Hopkins, UMBC learning as they go

There’s not much Johns Hopkins hasn’t experienced through the first three games of its men’s lacrosse season.

Coming off a thrilling double-overtime win Saturday against Princeton, Hopkins played in a completely different type of game Tuesday night, as it jumped out to an 8-0 lead and never looked back in a 15-6 win over host University of Maryland-Baltimore County.
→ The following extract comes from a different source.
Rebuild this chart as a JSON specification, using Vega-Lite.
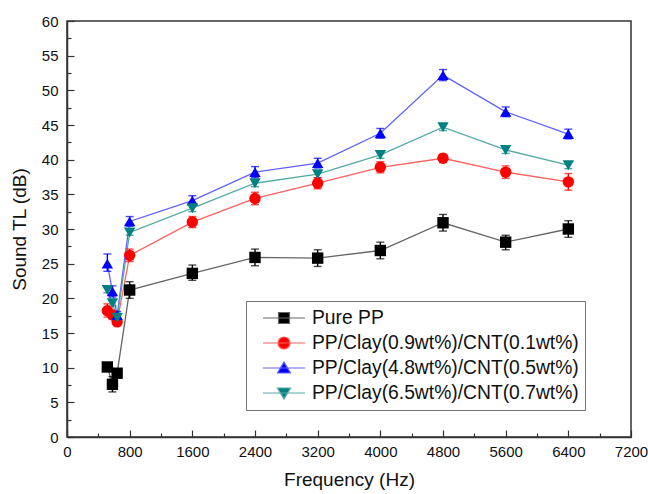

Hopkins coach Dave Pietramala said his team learned something from both of those games, as well as a season-opening 8-7 loss to Albany in which the Blue Jays rallied from a 5-0 deficit to make it close. What impressed Pietramala most is how well his team performed in front of 1,427 fans at a blistering cold UMBC Stadium after playing before an NCAA regular-season record 20,180 fans against Princeton at M&T Bank Stadium. The Blue Jays (2-1) next play Saturday against visiting Hofstra (1-1).
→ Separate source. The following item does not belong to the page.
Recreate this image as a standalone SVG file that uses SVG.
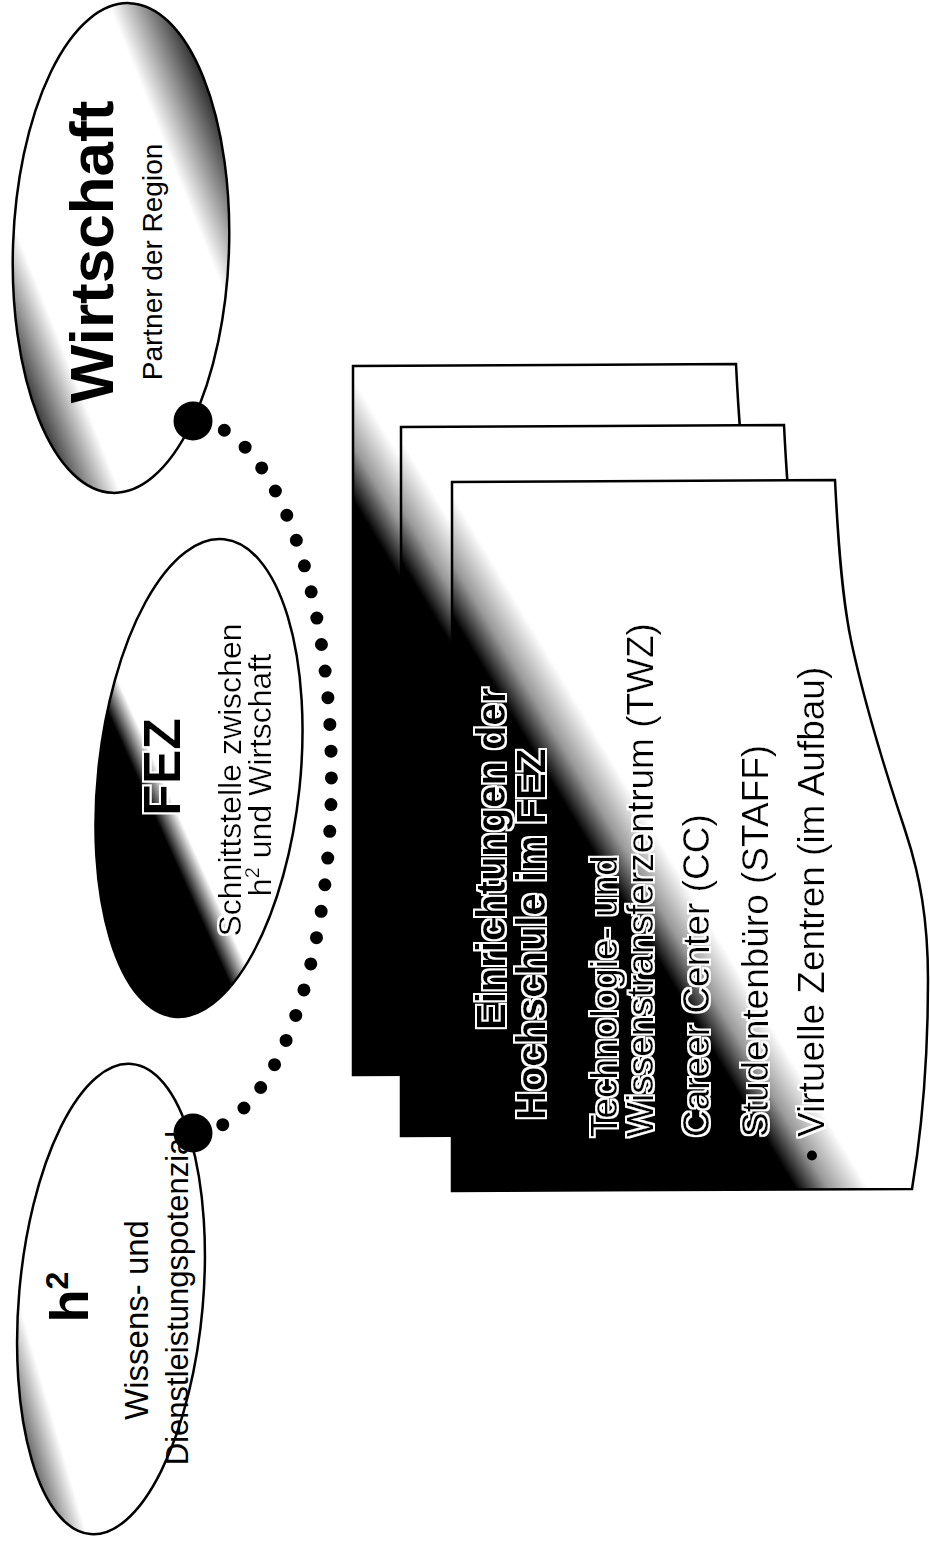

“I thought we did the things we needed to do,” Pietramala said. “I was very pleased with the first half. I thought we got a little sloppy in the second half. Those are things we have to learn to manage better because in the big picture, you want to do everything right for 60 minutes.”

As for UMBC, it appeared a step behind all evening and showed many signs of a team that played three games in four days. The Retrievers (2-2) split a pair of gamesin Colorado over the weekend, defeating Air Force Saturday before losing to host Denver Sunday in the Pioneer Face-off Classic.

UMBC, which hosts Pennsylvania (3-1) Saturday, didn’t scored against Hopkins until Drew Westervelt scored off a pass from fellow senior attack Andy Gallagher with 2:23 left in the first half.

UMBC coach Don Zimmerman refused to use the rough, early-season schedule as an excuse for his team’s performance.

“I more than challenged this team,” Zimmerman said. “You set your schedule a year in advance, and last year, we had a different team all together. We had some older kids on the team who we lost. Now, we have a bunch of younger guys. This was obviously a stiff challenge. But I told them this is why you come to play lacrosse and to measure yourself.”

COLLEGE LACROSSE NOTES

» Johns Hopkins? 15-6 win over UMBC Tuesday moved coach Dave Pietramala into sole possession of fourth place on the school’s career coaching victories list. He is now 74-16 at Hopkins, passing current UMBC coach Don Zimmerman.

» Hopkins goalie Jesse Schwartzman had 13 saves against UMBC. In his last two games, he has 30 saves and only 12 goals allowed.

» Hopkins midfielder Michael Kimmel had three goals in the win, while attack Steven Boyle had a goal and three assists.